《神話-4》パンドラ
こんにちは。
今回はギリシア神話版イヴ・パンドラについてまとめます。その前にプロメテウスについて取り上げようと思います。
プロメテウス
プロメテウスはもともとティターン神族に属する神でした。『あらかじめ考える者』という名前の意味通り、ティターン神族とオリュンポスの神々(ゼウスたちの世代)の戦いでは後者につきました。彼は我々人間を創り出したため、なにかと人間たちの境遇がよくなるように心を砕いていました。
地上の人間の数が増えてきたこともあり、神々と人間で牛肉をどのように分け合うか問題になります。
プロメテウスは美しい皮の中に骨を入れ、粗末な皮の中には上質な肉を入れて、ゼウスに選ばせました。ゼウスはまんまとプロメテウスのワナに引っかかり、前者を神々の食物とすると宣言してしまいます。神の言葉は取り消せないので、人間が肉を主食にすることは決まりましたが、メンツを潰されたゼウスは人間たちから火をとりあげてしまいます。肉の調理には火は欠かせませんし、暖をとるにも必要不可欠です。困った人間たちはプロメテウスに相談します。
プロメテウスは人間たちの窮状を知り、大胆な手段にでます。太陽から火を盗み、人間たちに与えたのです。ペパイストスの工房から盗んだという説もありますが、俄然こちらのほうが絵になるので、取り上げられています。
当然ながら、ゼウスは激怒します。プロメテウスは捕らえられ、『鷲に肝臓を摘み出される刑』に処されます。プロメテウスは神なので肝臓は復活し死ぬことはないので、刑期は3万年とされました。
その日からプロメテウスは山の頂に磔にされ、毎日毎日鷹に抉り出されて苦しむこととなったのです。
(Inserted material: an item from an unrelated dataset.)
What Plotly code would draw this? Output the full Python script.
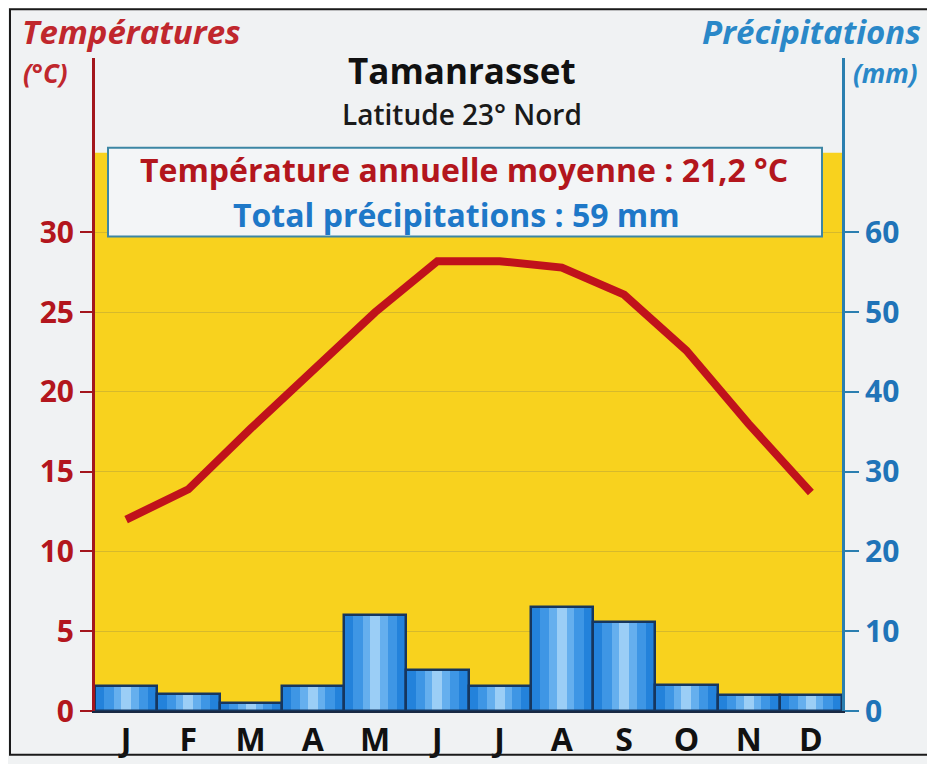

何千年か経った後、プロメテウスはヘーラークレースによって解放されます。息子からの懇願でプロメテウスを許すことにしたゼウスですが、彼の予言を聞き出します。その予言とは『海の女神ティティスとの間に子どもを儲けてはならない。ゼウスが父クロノスを倒したように、その子どもによってゼウスは最高神の地位から追われる』というもので、のちの物語につながります。
さて、プロメテウスの決死の行動によって火を手に入れた人間たちは調理や暖を取るためではなく、武器を作るのにも火を活用していきます。そのため、このエピソードから人類にとって扱いきれないほどの影響力をもつモノを『プロメテウスの火』といいます。
パンドラ
さて、プロメテウスによって再び人間たちが火を使いこなすようになり、ゼウスは面白くありません。そこで新たな災いとして、地上に『女性』を送り出すことを思いつきます。当時の人間たちは男性ばかりで、女性を送りつければ争いになると思ったのです。
ゼウスはペパイストスに命じて、『人間の女性』を創らせます。ペパイストスが丹精込めて創った『人間の女性』はゼウスによって生命を宿しました。アテーナーからは手芸の能力を、アフロディーテからは男性を苦悩させる魅力など、神々からさまざまな能力を与えられました。そのため、ゼウスはこの女性を『パンドラ(すべては神の贈り物)』と名付け、地上に派遣します。
そのころ、地上ではプロメテウスの弟エピメウスが人間たちと生活していました。エピメウスは兄に頼まれて人間たちを庇護していましたが、『後で考える者』という名前の意味通り、愚鈍な神でした。プロメテウスから『ゼウスからの贈り物は受け取ってはならない』と言われていましたが、あまりのパンドラの美しさに魅了され、結婚してしまいます。
パンドラはゼウスからあるものを持たされていました。それは甕で、ゼウスからは『絶対に開けてはならない』といわれていました。最初は言われたとおり守っていたパンドラですが、好奇心に負けて開けてしまいます。この甕には様々な災い(疫病、悲嘆、欠乏、死など)が詰め込まれていたのです。パンドラは急いで閉めますが、もう遅く世界中にばら撒かれたのです。
しかし、この甕の底には『希望』が残っていました。『希望』はパンドラを励まし、甕から出ることが出来ました。このため、人々は災いにあっても、『希望』によって立ち直ることができることとなったのです。
パンドラは『ファム・ファタル』の一種として多くの画家たちが描いてきました。神話では甕と記されていますが、ルネサンス自体に函と訳されたため、函として描かれることが多いようです。
パンドラはイヴと同じく『死を人間にもたらした存在』とされ、女性の劣性を代表する存在となりました。しかし、彼女たちがいなければ人類は成立しませんでした。彼女たちは『人類の母』であったのです。
第4話『パンドラ』取り上げました!『パンドラの函』は慣用句なのでご存じの方も多いと思います。絵画にもたくさん取り上げられいて、選ぶのが楽しかったです!